PROBLEM DETAILS
Print the material below exactly as it stands, please, from its first line to the line holding "C640,30 700,25 760,24", with no pictures.

PROVIDED MATERIAL
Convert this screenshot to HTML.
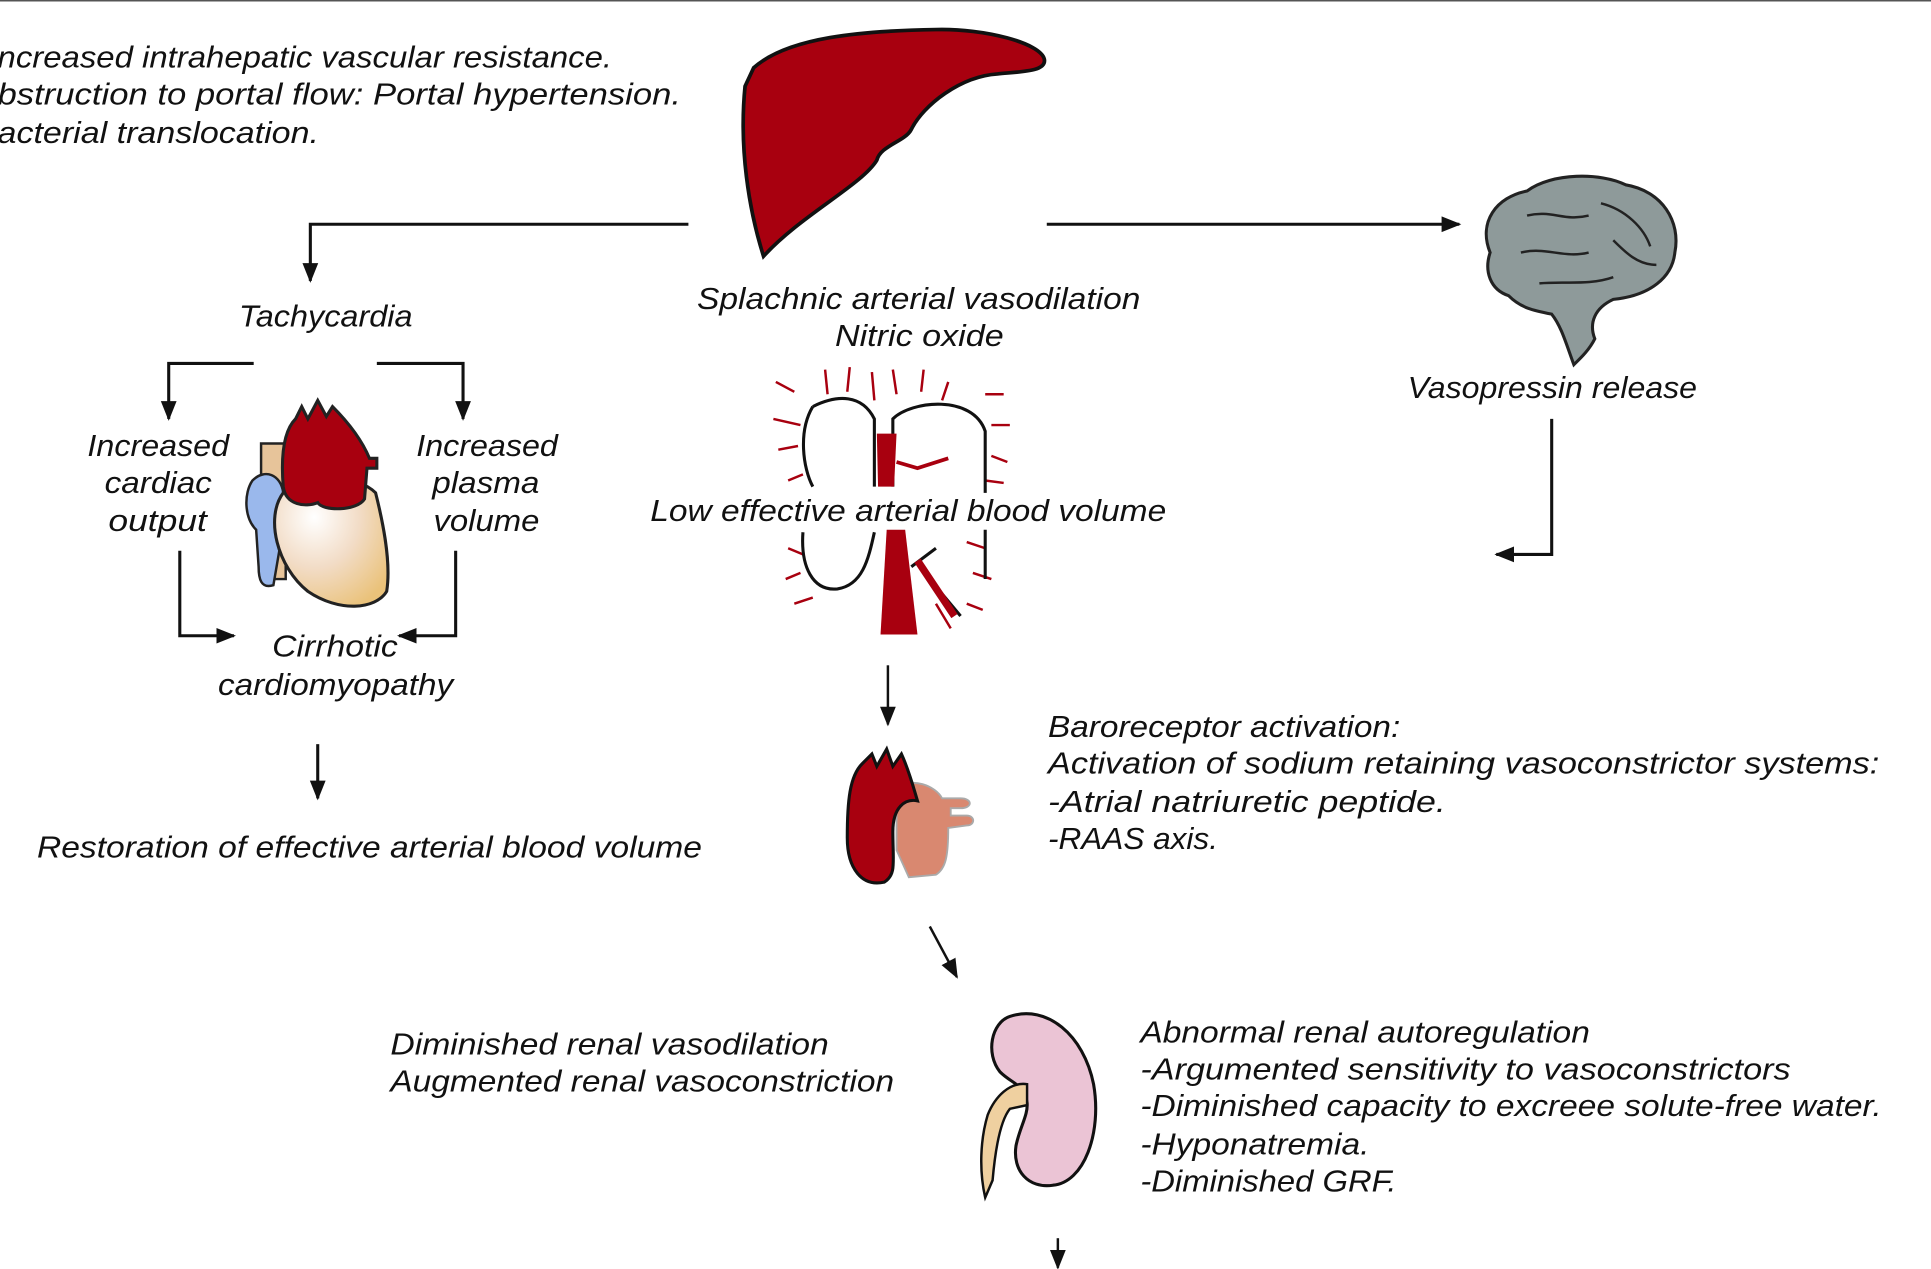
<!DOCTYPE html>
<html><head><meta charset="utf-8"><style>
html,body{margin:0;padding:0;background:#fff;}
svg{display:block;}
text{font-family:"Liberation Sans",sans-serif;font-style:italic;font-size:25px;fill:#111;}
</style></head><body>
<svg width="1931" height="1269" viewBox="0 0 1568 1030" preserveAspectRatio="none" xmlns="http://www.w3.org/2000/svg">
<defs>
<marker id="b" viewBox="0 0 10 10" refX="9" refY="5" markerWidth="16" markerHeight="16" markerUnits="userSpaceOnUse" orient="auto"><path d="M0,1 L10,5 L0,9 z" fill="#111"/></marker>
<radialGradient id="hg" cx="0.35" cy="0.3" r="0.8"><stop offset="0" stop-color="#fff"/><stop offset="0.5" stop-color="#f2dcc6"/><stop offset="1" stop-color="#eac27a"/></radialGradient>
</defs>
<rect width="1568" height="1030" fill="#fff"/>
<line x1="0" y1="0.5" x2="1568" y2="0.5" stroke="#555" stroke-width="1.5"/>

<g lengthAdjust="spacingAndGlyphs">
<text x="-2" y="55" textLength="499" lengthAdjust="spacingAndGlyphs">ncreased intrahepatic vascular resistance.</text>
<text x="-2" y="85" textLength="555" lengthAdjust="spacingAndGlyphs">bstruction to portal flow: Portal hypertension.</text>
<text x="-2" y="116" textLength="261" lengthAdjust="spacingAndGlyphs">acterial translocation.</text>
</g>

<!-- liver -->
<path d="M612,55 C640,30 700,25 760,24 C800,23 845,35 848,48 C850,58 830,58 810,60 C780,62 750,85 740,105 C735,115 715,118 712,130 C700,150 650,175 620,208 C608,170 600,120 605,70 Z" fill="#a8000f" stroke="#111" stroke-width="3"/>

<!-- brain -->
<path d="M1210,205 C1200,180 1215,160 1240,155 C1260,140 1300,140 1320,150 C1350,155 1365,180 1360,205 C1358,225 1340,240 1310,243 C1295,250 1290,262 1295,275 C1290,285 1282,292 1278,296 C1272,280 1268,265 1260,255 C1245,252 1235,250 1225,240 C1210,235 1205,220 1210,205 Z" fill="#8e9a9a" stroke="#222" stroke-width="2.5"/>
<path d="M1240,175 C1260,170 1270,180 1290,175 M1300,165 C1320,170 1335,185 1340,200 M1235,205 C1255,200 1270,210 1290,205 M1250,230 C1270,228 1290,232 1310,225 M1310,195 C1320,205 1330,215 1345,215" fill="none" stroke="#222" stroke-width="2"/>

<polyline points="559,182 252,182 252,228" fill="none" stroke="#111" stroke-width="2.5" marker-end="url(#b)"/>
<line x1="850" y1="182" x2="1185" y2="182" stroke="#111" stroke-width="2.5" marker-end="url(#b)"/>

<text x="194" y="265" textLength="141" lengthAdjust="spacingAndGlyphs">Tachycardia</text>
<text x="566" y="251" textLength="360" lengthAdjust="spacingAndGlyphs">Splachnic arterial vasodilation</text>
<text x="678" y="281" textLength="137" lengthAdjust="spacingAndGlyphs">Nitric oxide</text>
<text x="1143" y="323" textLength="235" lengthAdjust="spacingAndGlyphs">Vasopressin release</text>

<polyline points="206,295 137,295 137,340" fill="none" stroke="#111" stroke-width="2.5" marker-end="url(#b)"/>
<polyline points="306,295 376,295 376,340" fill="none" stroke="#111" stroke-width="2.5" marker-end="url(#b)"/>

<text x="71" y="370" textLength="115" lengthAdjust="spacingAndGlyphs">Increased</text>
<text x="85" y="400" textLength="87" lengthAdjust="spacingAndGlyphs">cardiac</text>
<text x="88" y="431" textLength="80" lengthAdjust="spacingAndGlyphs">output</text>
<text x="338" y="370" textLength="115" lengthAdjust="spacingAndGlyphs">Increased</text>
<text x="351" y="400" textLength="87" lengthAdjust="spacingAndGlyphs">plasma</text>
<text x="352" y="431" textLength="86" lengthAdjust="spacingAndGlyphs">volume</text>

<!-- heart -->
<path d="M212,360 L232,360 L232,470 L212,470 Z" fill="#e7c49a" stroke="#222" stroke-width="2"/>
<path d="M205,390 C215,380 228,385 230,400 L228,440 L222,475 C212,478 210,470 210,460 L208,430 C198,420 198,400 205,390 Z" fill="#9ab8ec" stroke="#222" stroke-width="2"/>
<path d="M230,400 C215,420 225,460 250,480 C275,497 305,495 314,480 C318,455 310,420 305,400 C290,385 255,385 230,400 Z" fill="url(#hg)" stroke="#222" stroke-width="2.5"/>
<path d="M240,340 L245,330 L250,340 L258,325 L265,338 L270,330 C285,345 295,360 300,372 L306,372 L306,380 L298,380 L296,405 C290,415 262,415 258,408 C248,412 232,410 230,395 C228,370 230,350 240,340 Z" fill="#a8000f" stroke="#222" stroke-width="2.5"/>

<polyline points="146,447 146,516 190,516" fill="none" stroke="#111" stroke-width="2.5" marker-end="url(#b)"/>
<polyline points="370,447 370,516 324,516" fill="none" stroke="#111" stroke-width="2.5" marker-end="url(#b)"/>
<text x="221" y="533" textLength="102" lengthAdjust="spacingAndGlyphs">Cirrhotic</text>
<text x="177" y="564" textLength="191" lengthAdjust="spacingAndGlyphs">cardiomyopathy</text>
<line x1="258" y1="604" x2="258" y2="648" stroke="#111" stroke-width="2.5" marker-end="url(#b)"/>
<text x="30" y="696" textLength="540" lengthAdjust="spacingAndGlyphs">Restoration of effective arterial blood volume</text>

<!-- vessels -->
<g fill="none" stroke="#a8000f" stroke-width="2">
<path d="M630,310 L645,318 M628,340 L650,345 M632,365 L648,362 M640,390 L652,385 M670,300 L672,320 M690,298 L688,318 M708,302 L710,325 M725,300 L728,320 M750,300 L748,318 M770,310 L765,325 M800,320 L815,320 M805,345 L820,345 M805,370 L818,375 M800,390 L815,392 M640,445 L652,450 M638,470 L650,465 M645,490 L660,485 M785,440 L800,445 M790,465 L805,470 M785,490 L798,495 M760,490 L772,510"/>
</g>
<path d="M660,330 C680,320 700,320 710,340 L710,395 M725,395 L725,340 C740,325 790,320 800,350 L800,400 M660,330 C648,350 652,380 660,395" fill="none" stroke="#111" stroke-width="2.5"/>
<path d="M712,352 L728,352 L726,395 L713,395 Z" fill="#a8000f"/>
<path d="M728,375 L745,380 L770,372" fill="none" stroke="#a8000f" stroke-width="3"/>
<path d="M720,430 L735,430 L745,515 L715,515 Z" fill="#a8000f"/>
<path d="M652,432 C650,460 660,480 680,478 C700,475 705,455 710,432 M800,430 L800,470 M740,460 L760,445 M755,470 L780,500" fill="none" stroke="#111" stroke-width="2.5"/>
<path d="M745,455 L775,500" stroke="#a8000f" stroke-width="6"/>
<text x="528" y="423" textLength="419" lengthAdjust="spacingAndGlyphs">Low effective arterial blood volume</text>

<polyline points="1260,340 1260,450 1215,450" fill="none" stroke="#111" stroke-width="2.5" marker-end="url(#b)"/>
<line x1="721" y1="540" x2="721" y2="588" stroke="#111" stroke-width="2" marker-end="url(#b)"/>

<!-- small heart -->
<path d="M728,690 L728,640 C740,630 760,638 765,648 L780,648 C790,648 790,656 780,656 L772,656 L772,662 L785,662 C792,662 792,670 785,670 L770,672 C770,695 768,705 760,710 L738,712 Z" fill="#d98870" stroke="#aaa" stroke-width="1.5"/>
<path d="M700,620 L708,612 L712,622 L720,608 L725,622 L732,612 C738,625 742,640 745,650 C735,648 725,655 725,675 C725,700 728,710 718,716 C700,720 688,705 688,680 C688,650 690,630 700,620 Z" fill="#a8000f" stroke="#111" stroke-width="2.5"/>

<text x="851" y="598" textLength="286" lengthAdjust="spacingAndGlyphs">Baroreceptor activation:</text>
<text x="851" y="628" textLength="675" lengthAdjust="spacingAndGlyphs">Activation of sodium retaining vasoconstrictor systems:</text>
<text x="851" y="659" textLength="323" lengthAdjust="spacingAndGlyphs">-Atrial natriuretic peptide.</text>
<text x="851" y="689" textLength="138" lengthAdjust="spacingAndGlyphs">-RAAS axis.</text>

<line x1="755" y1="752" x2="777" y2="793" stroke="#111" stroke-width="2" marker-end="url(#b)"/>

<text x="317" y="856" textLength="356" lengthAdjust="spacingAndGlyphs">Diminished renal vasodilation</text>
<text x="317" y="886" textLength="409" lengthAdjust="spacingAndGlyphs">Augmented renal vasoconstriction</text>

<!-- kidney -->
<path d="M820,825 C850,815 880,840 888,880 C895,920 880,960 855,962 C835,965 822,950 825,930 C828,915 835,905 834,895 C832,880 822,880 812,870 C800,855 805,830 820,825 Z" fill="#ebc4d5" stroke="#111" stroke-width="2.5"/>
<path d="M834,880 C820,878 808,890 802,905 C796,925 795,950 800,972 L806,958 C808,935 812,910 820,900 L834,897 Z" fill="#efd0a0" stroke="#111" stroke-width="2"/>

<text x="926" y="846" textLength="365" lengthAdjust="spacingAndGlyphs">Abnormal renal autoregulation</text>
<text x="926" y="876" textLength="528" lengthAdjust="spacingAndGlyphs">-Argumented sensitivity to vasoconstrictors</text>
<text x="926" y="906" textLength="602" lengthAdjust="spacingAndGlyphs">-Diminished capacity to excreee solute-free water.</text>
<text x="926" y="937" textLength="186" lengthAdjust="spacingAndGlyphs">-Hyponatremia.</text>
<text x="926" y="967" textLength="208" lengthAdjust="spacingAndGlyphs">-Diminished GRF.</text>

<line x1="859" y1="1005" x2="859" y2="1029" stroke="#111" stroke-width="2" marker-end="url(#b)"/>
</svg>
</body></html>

ANSWER TO THE EXERCISE
Convert this screenshot to HTML.
<!DOCTYPE html>
<html><head><meta charset="utf-8"><style>
html,body{margin:0;padding:0;background:#fff;}
svg{display:block;}
text{font-family:"Liberation Sans",sans-serif;font-style:italic;font-size:25px;fill:#111;}
</style></head><body>
<svg width="1931" height="1269" viewBox="0 0 1568 1030" preserveAspectRatio="none" xmlns="http://www.w3.org/2000/svg">
<defs>
<marker id="b" viewBox="0 0 10 10" refX="9" refY="5" markerWidth="16" markerHeight="16" markerUnits="userSpaceOnUse" orient="auto"><path d="M0,1 L10,5 L0,9 z" fill="#111"/></marker>
<radialGradient id="hg" cx="0.35" cy="0.3" r="0.8"><stop offset="0" stop-color="#fff"/><stop offset="0.5" stop-color="#f2dcc6"/><stop offset="1" stop-color="#eac27a"/></radialGradient>
</defs>
<rect width="1568" height="1030" fill="#fff"/>
<line x1="0" y1="0.5" x2="1568" y2="0.5" stroke="#555" stroke-width="1.5"/>

<g lengthAdjust="spacingAndGlyphs">
<text x="-2" y="55" textLength="499" lengthAdjust="spacingAndGlyphs">ncreased intrahepatic vascular resistance.</text>
<text x="-2" y="85" textLength="555" lengthAdjust="spacingAndGlyphs">bstruction to portal flow: Portal hypertension.</text>
<text x="-2" y="116" textLength="261" lengthAdjust="spacingAndGlyphs">acterial translocation.</text>
</g>

<!-- liver -->
<path d="M612,55 C640,30 700,25 760,24 C800,23 845,35 848,48 C850,58 830,58 810,60 C780,62 750,85 740,105 C735,115 715,118 712,130 C700,150 650,175 620,208 C608,170 600,120 605,70 Z" fill="#a8000f" stroke="#111" stroke-width="3"/>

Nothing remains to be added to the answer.